55. It is our view that the significant burden on the taxpayer now and in the future if the family remains in the UK is a significant factor weighing against them in the balancing exercise. As at [9] of AE:
"Moreover, I do not consider that it would be inappropriate for the future cost and duration of [M]'s treatment and care in this country to play a part in the balancing exercise as matters relating to the economic wellbeing of this country, given the strains on the public finances."
56. Section 117B(5) mandates that little weight should be given to a private life that is established by a person at a time when the person's immigration status is precarious. The case of AM (S 117B) Malawi [2015] UKUT 0260 (IAC) states at paragraph 4 of the head note that:
"Those who at any given date held a precarious immigration status must have held at that date an otherwise lawful grant of leave to enter or to remain. A person's immigration status is "precarious" if their continued presence in the UK will be dependent upon their obtaining a further grant of leave.
57. As above, it is undisputed that the family here have always been in the UK lawfully. The application for further leave that led to these proceedings was made in-time and so the family's lawful student/dependent leave has been extended under section 3C of the Immigration Act 1971.
58. We were unsure whether it was correct to apply here the full force of the definition of "precarious" in AM. Following ZH, the immigration history of the family cannot be used to reduce the fixity of the weight that attracts to the best interests of MTT and TZ. We noted that ZH was decided prior to the introduction of s.117B, however.
59. It appeared to us that the position was as at [52] above, less weight attracting to the family's side of the balance where the family entered with limited leave and no expectation that any of the family could remain on medical grounds.
V. Conclusion
60. At the outset of MM, Moses LJ stated that it was "a sad and worrying case". We found this appeal to be so, also. However much sympathy we have for MTT, his sister and his parents, however, our judicial duty is to apply the law as we understand it to the facts as we find them to be.

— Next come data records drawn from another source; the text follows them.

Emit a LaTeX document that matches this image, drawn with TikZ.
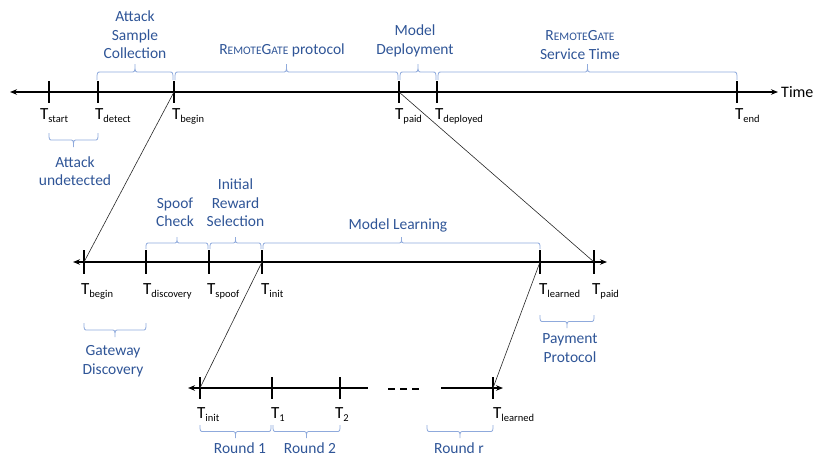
\documentclass[tikz,border=0pt]{standalone}
\usepackage{fontspec}
\setmainfont{Carlito}
\usetikzlibrary{arrows.meta}
\definecolor{txtblue}{HTML}{2F5597}
\definecolor{brblue}{HTML}{8FAADC}
\newcommand{\Tsub}[1]{{\fontsize{17}{17}\selectfont T}\raisebox{-3pt}{\fontsize{10.5}{10.5}\selectfont #1}}
\newcommand{\RGname}{R{\fontsize{11.5}{11.5}\selectfont EMOTE}G{\fontsize{11.5}{11.5}\selectfont ATE}}
% Office-style brace: #1 = x1, #2 = x2, #3 = base y, #4 = half height (negative: opens downward)
\newcommand{\offbrace}[4]{%
  \pgfmathsetmacro\bxm{(#1+#2)/2}%
  \draw[bracestyle] (#1,#3) .. controls (#1,{#3-#4}) .. ({#1+4},{#3-#4})
    -- ({\bxm-4},{#3-#4}) .. controls (\bxm,{#3-#4}) .. (\bxm,{#3-2*#4})
    .. controls (\bxm,{#3-#4}) .. ({\bxm+4},{#3-#4})
    -- ({#2-4},{#3-#4}) .. controls (#2,{#3-#4}) .. (#2,#3);}
\begin{document}
\begin{tikzpicture}[x=1pt,y=-1pt,
  tip/.tip={Stealth[length=7pt,width=5.5pt]},
  timeline/.style={line width=2pt},
  tickmark/.style={line width=1.3pt},
  link/.style={line width=0.6pt, black!85},
  bracestyle/.style={draw=brblue, line width=0.8pt},
  lbl/.style={font=\fontsize{15.5}{18.5}\selectfont, text=txtblue, align=center, inner sep=0pt},
  tlbl/.style={anchor=north west, inner sep=0pt},
]
\useasboundingbox (0,0) rectangle (830,467);

% ---------- timeline 1 ----------
\coordinate (L1l) at (10,92);
\coordinate (L1r) at (778,92);
\coordinate (a1) at (49,92);
\coordinate (a2) at (98,92);
\coordinate (a3) at (174,92);
\coordinate (a4) at (399,92);
\coordinate (a5) at (437,92);
\coordinate (a6) at (737,92);
\draw[timeline,tip-tip] (L1l) -- (L1r);
\foreach \c in {a1,a2,a3,a4,a5,a6} \draw[tickmark] (\c) ++(0,-11) -- ++(0,22);
\node[anchor=west,inner sep=0pt,font=\fontsize{16}{16}\selectfont] (time) at (781,92) {Time};

\node[tlbl] (ta1) at (40,108) {\Tsub{start}};
\node[tlbl] (ta2) at (95,108) {\Tsub{detect}};
\node[tlbl] (ta3) at (172,108) {\Tsub{begin}};
\node[tlbl] (ta4) at (395,108) {\Tsub{paid}};
\node[tlbl] (ta5) at (435,108) {\Tsub{deployed}};
\node[tlbl] (ta6) at (735,108) {\Tsub{end}};

\offbrace{97}{173}{80}{8}
\offbrace{175}{398}{80}{8}
\offbrace{400}{436}{80}{8}
\offbrace{438}{737}{80}{8}
\offbrace{49}{98}{133}{-7}

\node[lbl] (asc) at (135,35) {Attack\\Sample\\Collection};
\node[lbl] (rgp) at (282,50) {\RGname{} protocol};
\node[lbl] (md) at (415,41) {Model\\Deployment};
\node[lbl] (rgs) at (580,45) {\RGname\\Service Time};
\node[lbl] (au) at (75,171) {Attack\\undetected};

% ---------- timeline 2 ----------
\coordinate (L2l) at (73,262);
\coordinate (L2r) at (607,262);
\coordinate (b1) at (84,262);
\coordinate (b2) at (146,262);
\coordinate (b3) at (209,262);
\coordinate (b4) at (262,262);
\coordinate (b5) at (540,262);
\coordinate (b6) at (594,262);
\draw[timeline,tip-tip] (L2l) -- (L2r);
\foreach \c in {b1,b2,b3,b4,b5,b6} \draw[tickmark] (\c) ++(0,-12) -- ++(0,24);

\node[tlbl] (tb1) at (81,283) {\Tsub{begin}};
\node[tlbl] (tb2) at (143,283) {\Tsub{discovery}};
\node[tlbl] (tb3) at (207,283) {\Tsub{spoof}};
\node[tlbl] (tb4) at (261,283) {\Tsub{init}};
\node[tlbl] (tb5) at (539,283) {\Tsub{learned}};
\node[tlbl] (tb6) at (592,283) {\Tsub{paid}};

\offbrace{146}{208}{249}{6}
\offbrace{210}{261}{249}{6}
\offbrace{263}{540}{249}{6}
\offbrace{84}{146}{323}{-7}
\offbrace{540}{594}{315}{-6.5}

\node[lbl] (sc) at (175,212) {Spoof\\Check};
\node[lbl] (irs) at (235.5,203) {Initial\\Reward\\Selection};
\node[lbl] (ml) at (398,225) {Model Learning};
\node[lbl] (gd) at (113,361) {Gateway\\Discovery};
\node[lbl] (pp) at (570,348) {Payment\\Protocol};

% ---------- timeline 3 ----------
\coordinate (L3l) at (188,388);
\coordinate (L3m1) at (368,388);
\coordinate (D1) at (388,389);
\coordinate (D2) at (421,389);
\coordinate (L3m2) at (441,388);
\coordinate (L3r) at (503,388);
\coordinate (c1) at (200,388);
\coordinate (c2) at (272,388);
\coordinate (c3) at (340,388);
\coordinate (c4) at (493,388);
\draw[timeline,tip-] (L3l) -- (L3m1);
\draw[timeline,dash pattern=on 7pt off 5pt] (D1) -- (D2);
\draw[timeline,-tip] (L3m2) -- (L3r);
\foreach \c in {c1,c2,c3,c4} \draw[tickmark] (\c) ++(0,-11) -- ++(0,22);

\node[tlbl] (tc1) at (197,407) {\Tsub{init}};
\node[tlbl] (tc2) at (271,407) {\Tsub{1}};
\node[tlbl] (tc3) at (335,407) {\Tsub{2}};
\node[tlbl] (tc4) at (493,407) {\Tsub{learned}};

\offbrace{200}{271}{425}{-6.5}
\offbrace{273}{340}{425}{-6.5}
\offbrace{427}{493}{425}{-6.5}

\node[lbl] (r1) at (240,448) {Round 1};
\node[lbl] (r2) at (310,448) {Round 2};
\node[lbl] (rr) at (459,448) {Round r};

% ---------- zoom connectors ----------
\draw[link] (a3) -- (b1);
\draw[link] (a4) -- (b6);
\draw[link] (b4) -- (c1);
\draw[link] (b5) -- (c4);
\end{tikzpicture}
\end{document}
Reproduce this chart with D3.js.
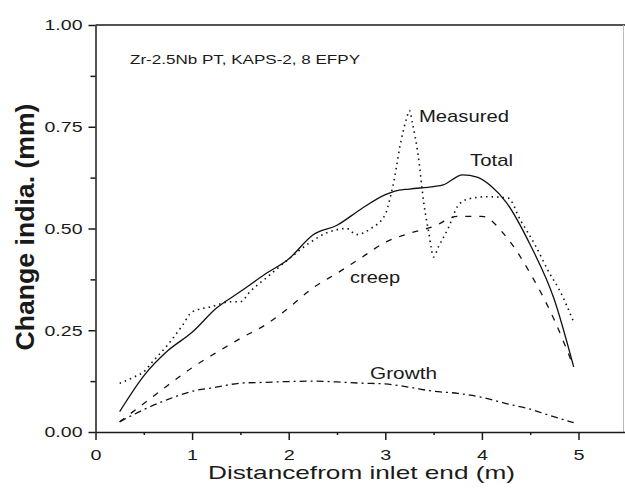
<!DOCTYPE html>
<html lang="en">
<head>
<meta charset="UTF-8">
<title>Change in diameter along tube</title>
<script src="https://d3js.org/d3.v7.min.js"></script>
<style>
    body { margin: 0; background: #fff; }
    svg text { font-family: Arial, "Liberation Sans", sans-serif; fill: #1a1a1a; }
    .axis path, .axis line { stroke: #1a1a1a; stroke-width: 1.5px; }
</style>
</head>
<body>
<div id="chart"></div>
<script>
    // values
    const xTicks = [0, 1, 2, 3, 4, 5];
    const xMinor = [0.5, 1.5, 2.5, 3.5, 4.5];
    const yTicks = [0, 0.25, 0.5, 0.75, 1.0];
    const yMinor = [0.125, 0.375, 0.625, 0.875];

    const xTotal = [0.25, 0.5, 0.75, 1.0, 1.25, 1.5, 1.75, 2.0, 2.25, 2.5, 2.75, 3.0, 3.1, 3.25, 3.5, 3.6, 3.8, 3.95, 4.1, 4.25, 4.5, 4.75, 4.95];
    const total  = [0.05, 0.138, 0.20, 0.245, 0.304, 0.345, 0.387, 0.425, 0.484, 0.508, 0.548, 0.583, 0.592, 0.597, 0.603, 0.607, 0.632, 0.626, 0.603, 0.565, 0.46, 0.325, 0.16];

    const xMeasured = [0.25, 0.4, 0.5, 0.6, 0.75, 0.9, 1.0, 1.2, 1.4, 1.5, 1.6, 1.8, 2.0, 2.2, 2.4, 2.6, 2.7, 2.85, 3.0, 3.05, 3.1, 3.15, 3.22, 3.25, 3.28, 3.34, 3.4, 3.45, 3.5, 3.55, 3.65, 3.75, 3.85, 4.05, 4.27, 4.4, 4.55, 4.7, 4.8, 4.95];
    const measured  = [0.12, 0.135, 0.148, 0.175, 0.215, 0.262, 0.295, 0.308, 0.32, 0.32, 0.345, 0.385, 0.425, 0.462, 0.49, 0.50, 0.485, 0.50, 0.535, 0.575, 0.63, 0.70, 0.77, 0.79, 0.76, 0.68, 0.56, 0.49, 0.43, 0.455, 0.50, 0.555, 0.572, 0.578, 0.575, 0.52, 0.46, 0.39, 0.35, 0.27];

    const xModel = [0.25, 0.5, 0.75, 1.0, 1.25, 1.5, 1.75, 2.0, 2.25, 2.5, 2.75, 3.0, 3.25, 3.5, 3.75, 4.0, 4.25, 4.5, 4.75, 4.95];
    const creep  = [0.025, 0.07, 0.115, 0.158, 0.195, 0.23, 0.262, 0.305, 0.354, 0.39, 0.428, 0.466, 0.488, 0.505, 0.53, 0.53, 0.48, 0.39, 0.275, 0.16];
    const growth = [0.025, 0.055, 0.08, 0.10, 0.11, 0.12, 0.122, 0.124, 0.125, 0.123, 0.12, 0.118, 0.11, 0.10, 0.095, 0.085, 0.07, 0.056, 0.037, 0.023];

    const width = 625, height = 489;
    const svg = d3.select("#chart").append("svg")
        .attr("width", width)
        .attr("height", height);

    const x = d3.scaleLinear().domain([0, 5.5]).range([95.5, 626.8]);
    const y = d3.scaleLinear().domain([0, 1]).range([432, 25]);

    // frame
    svg.append("line")
        .attr("x1", x(0)).attr("x2", width)
        .attr("y1", y(1)).attr("y2", y(1))
        .attr("stroke", "#1a1a1a").attr("stroke-width", 1.5);
    svg.append("line")
        .attr("x1", width - 1.5).attr("x2", width - 1.5)
        .attr("y1", y(1)).attr("y2", y(0))
        .attr("stroke", "#bbb").attr("stroke-width", 1);

    // axes
    const gx = svg.append("g").attr("class", "axis")
        .attr("transform", `translate(0,${y(0)})`)
        .call(d3.axisBottom(x).tickValues(xTicks).tickSize(8).tickSizeOuter(0).tickFormat(d3.format("d")));
    gx.selectAll("text")
        .attr("y", 17).attr("dy", "0.71em")
        .attr("font-size", 15)
        .attr("textLength", 11).attr("lengthAdjust", "spacingAndGlyphs");
    svg.append("g").attr("class", "axis")
        .attr("transform", `translate(0,${y(0)})`)
        .call(d3.axisBottom(x).tickValues(xMinor).tickSize(3).tickFormat(""))
        .select(".domain").remove();

    const gy = svg.append("g").attr("class", "axis")
        .attr("transform", `translate(${x(0)},0)`)
        .call(d3.axisLeft(y).tickValues(yTicks).tickSize(7).tickSizeOuter(0).tickFormat(d3.format(".2f")));
    gy.selectAll("text")
        .attr("x", -13)
        .attr("font-size", 15)
        .attr("textLength", 38).attr("lengthAdjust", "spacingAndGlyphs");
    svg.append("g").attr("class", "axis")
        .attr("transform", `translate(${x(0)},0)`)
        .call(d3.axisLeft(y).tickValues(yMinor).tickSize(5).tickFormat(""))
        .select(".domain").remove();
    svg.selectAll(".axis text").attr("font-family", null).attr("fill", "#2a2a2a");

    // axis titles
    svg.append("text")
        .attr("x", 208).attr("y", 479)
        .attr("font-size", 19)
        .attr("fill", "#2a2a2a")
        .attr("textLength", 307).attr("lengthAdjust", "spacingAndGlyphs")
        .text("Distancefrom inlet end (m)");
    svg.append("text")
        .attr("transform", "translate(34,227) rotate(-90)")
        .attr("text-anchor", "middle")
        .attr("font-size", 26)
        .attr("font-weight", "bold")
        .attr("textLength", 247).attr("lengthAdjust", "spacingAndGlyphs")
        .text("Change india. (mm)");

    svg.append("text")
        .attr("x", 130).attr("y", 64)
        .attr("font-size", 13)
        .attr("textLength", 230).attr("lengthAdjust", "spacingAndGlyphs")
        .text("Zr-2.5Nb PT, KAPS-2, 8 EFPY");

    // curves
    const series = [
        { xs: xTotal, ys: total, dash: null, w: 1.3 },
        { xs: xMeasured, ys: measured, dash: "1.5,4", w: 1.6 },
        { xs: xModel, ys: creep, dash: "6,8", w: 1.3 },
        { xs: xModel, ys: growth, dash: "7,4,2,4", w: 1.3 }
    ];
    const line = d3.line()
        .x(d => x(d[0]))
        .y(d => y(d[1]))
        .curve(d3.curveMonotoneX);

    series.forEach(s => {
        svg.append("path")
            .datum(s.xs.map((v, i) => [v, s.ys[i]]))
            .attr("d", line)
            .attr("fill", "none")
            .attr("stroke", "#111")
            .attr("stroke-width", s.w)
            .attr("stroke-dasharray", s.dash);
    });

    // curve labels
    const labels = [
        { text: "Measured", px: 419, py: 122, len: 90 },
        { text: "Total", px: 470, py: 166, len: 43 },
        { text: "creep", px: 350, py: 283, len: 50 },
        { text: "Growth", px: 370, py: 379, len: 67 }
    ];
    svg.selectAll(".lbl")
        .data(labels)
        .join("text")
        .attr("class", "lbl")
        .attr("x", d => d.px).attr("y", d => d.py)
        .attr("font-size", 17)
        .attr("textLength", d => d.len).attr("lengthAdjust", "spacingAndGlyphs")
        .text(d => d.text);
</script>
</body>
</html>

61. We have endeavoured to set out above as clearly as possible our view of the law and our findings so that the family can at least know why we have reached the conclusion that we cannot allow the appeal.
62. No one factor played a definitive part in our decision. We kept in mind at all times the clarity of the children's best interests being in remaining in the UK. It remains the case that the evidence does not show that return to Bangladesh will definitely lead to a very reduced life expectancy. The medical evidence is that MTT's life "could" be in danger in Bangladesh without parenteral nutrition. The evidence is also that he survived in Bangladesh for 10 years, other than a short period in Singapore, before coming to the UK. We did not find that the facts here were sufficiently close to the high threshold required in a "medical" case, even where we are concerned with the futures of two children.
63. We know that MTT's life on return to Bangladesh will be very hard and unpleasant and that it will be difficult for his family where he is suffering. Against that, however, we are mandated to weigh the very significant burden to the taxpayer arising from MTT treatment and his and TZ's education.
64. In all the circumstances, we found that it was proportionate for MTT and his family to return to Bangladesh.
Decision:
We dismiss the Article 8 ECHR appeal.